Written instruction — Leaving out every picture, retype the lines below from the top through the one that contains "import matplotlib.transforms as mtransforms".

^^^^^^^^

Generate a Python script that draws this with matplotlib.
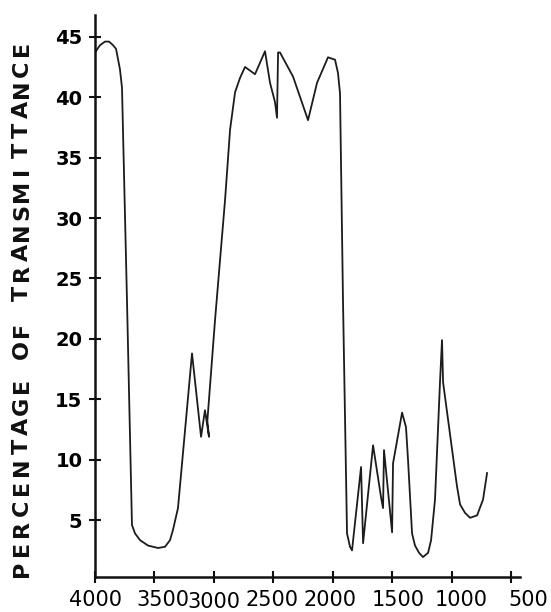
import matplotlib
matplotlib.use("Agg")
import matplotlib.pyplot as plt
import matplotlib.transforms as mtransforms

# hand traced IR spectrum (wavenumber cm-1, % transmittance)
wavenumber = [4000, 3958, 3916, 3882, 3848, 3823, 3790, 3773, 3731, 3689,
              3663, 3621, 3554, 3470, 3411, 3369, 3344, 3302, 3184, 3108,
              3075, 3041, 3055, 2990, 2906, 2864, 2822, 2780, 2738, 2654,
              2570, 2528, 2486, 2469, 2460, 2444, 2334, 2208, 2132, 2040,
              1981, 1956, 1939, 1914, 1880, 1855, 1838, 1762, 1745, 1661,
              1594, 1577, 1569, 1501, 1493, 1417, 1384, 1367, 1333, 1308,
              1274, 1241, 1198, 1173, 1140, 1098, 1081, 1072, 955, 929,
              887, 845, 786, 736, 702]
transmittance = [43.7, 44.3, 44.6, 44.6, 44.3, 44.0, 42.3, 40.8, 23.2, 4.6,
                 3.9, 3.35, 2.9, 2.7, 2.8, 3.35, 4.2, 6.0, 18.8, 11.9,
                 14.1, 11.9, 13.2, 21.6, 31.5, 37.3, 40.4, 41.6, 42.5, 41.9,
                 43.8, 41.2, 39.6, 38.3, 43.7, 43.7, 41.7, 38.1, 41.2, 43.3,
                 43.1, 42.0, 40.3, 23.2, 3.9, 2.8, 2.5, 9.4, 3.1, 11.2,
                 6.9, 6.0, 10.8, 4.0, 9.7, 13.9, 12.7, 10.0, 3.9, 2.9,
                 2.3, 1.95, 2.3, 3.35, 6.7, 16.4, 19.9, 16.4, 7.8, 6.3,
                 5.6, 5.2, 5.4, 6.7, 8.9]

x_ticks = [4000, 3500, 3000, 2500, 2000, 1500, 1000, 500]
x_tick_labels = ['4000', '3500', '3000', '2500', '2000', '1500', '1000', '500']
y_ticks = [5, 10, 15, 20, 25, 30, 35, 40, 45]
y_tick_labels = ['5', '10', '15', '20', '25', '30', '35', '40', '45']
y_title = 'PERCENTAGE OF TRANSMITTANCE'

# hand-lettered labels sit a bit off their ticks (pixels: dx, dy)
x_label_shift = [(1, 0), (8, 0), (0, -3), (-1, 0), (-3, 0), (6, 0), (10, 0), (17, 0)]

W, H = 551, 612
fig = plt.figure(figsize=(W / 100, H / 100), dpi=100)
ax = fig.add_axes([95 / W, 1 - 577 / H, (520 - 95) / W, (577 - 15) / H])

ax.plot(wavenumber, transmittance, color='#1c1c1c', lw=1.3, solid_joinstyle='round')

ax.set_xlim(4000, 425)
ax.set_ylim(0.3, 46.8)

ax.spines['top'].set_visible(False)
ax.spines['right'].set_visible(False)
for side in ['left', 'bottom']:
    ax.spines[side].set_linewidth(1.8)
    ax.spines[side].set_color('#111111')

ax.set_xticks(x_ticks)
ax.set_xticklabels(x_tick_labels, fontsize=15)
ax.set_yticks(y_ticks)
ax.set_yticklabels(y_tick_labels, fontsize=14, fontweight='bold')
ax.tick_params(axis='both', direction='inout', length=8, width=1.5, color='#111111')
ax.tick_params(axis='x', pad=5)
ax.tick_params(axis='y', pad=5)

for lab, (dx, dy) in zip(ax.get_xticklabels(), x_label_shift):
    lab.set_transform(lab.get_transform() +
                      mtransforms.ScaledTranslation(dx / 100, dy / 100, fig.dpi_scale_trans))

# spaced out vertical title, letter by letter
step, gap = 20.4, 15.5
py = 569.0
for ch in y_title:
    if ch == ' ':
        py -= gap
        continue
    fig.text(22 / W, 1 - py / H, ch, rotation=90, ha='center', va='center',
             fontsize=16, fontweight='bold', color='#111111')
    py -= step

fig.savefig('out.png', dpi=100)
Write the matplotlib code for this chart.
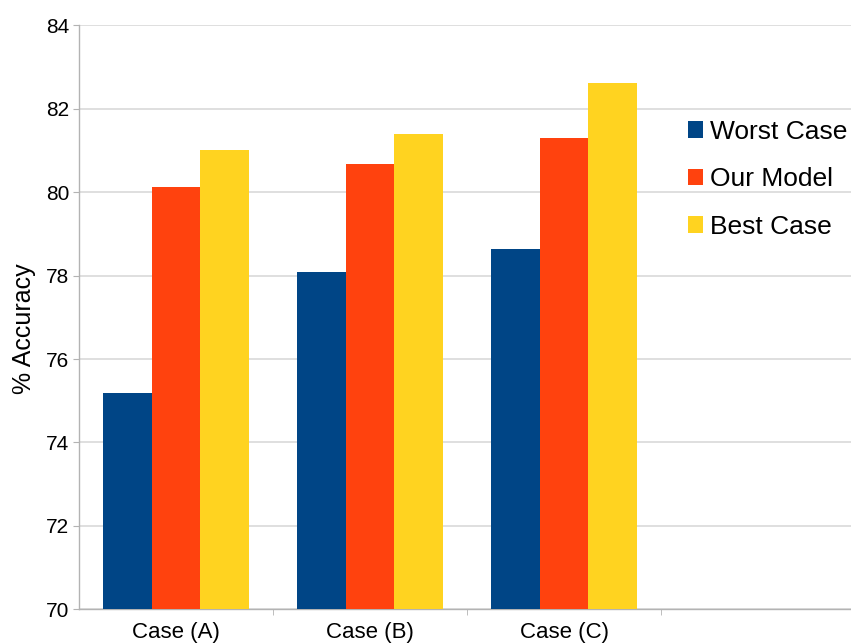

^^^^^^^^

Answer to the problem —
Generate a Python script that draws this with matplotlib.
import matplotlib
matplotlib.use("Agg")
import matplotlib.pyplot as plt
import matplotlib.transforms as mtransforms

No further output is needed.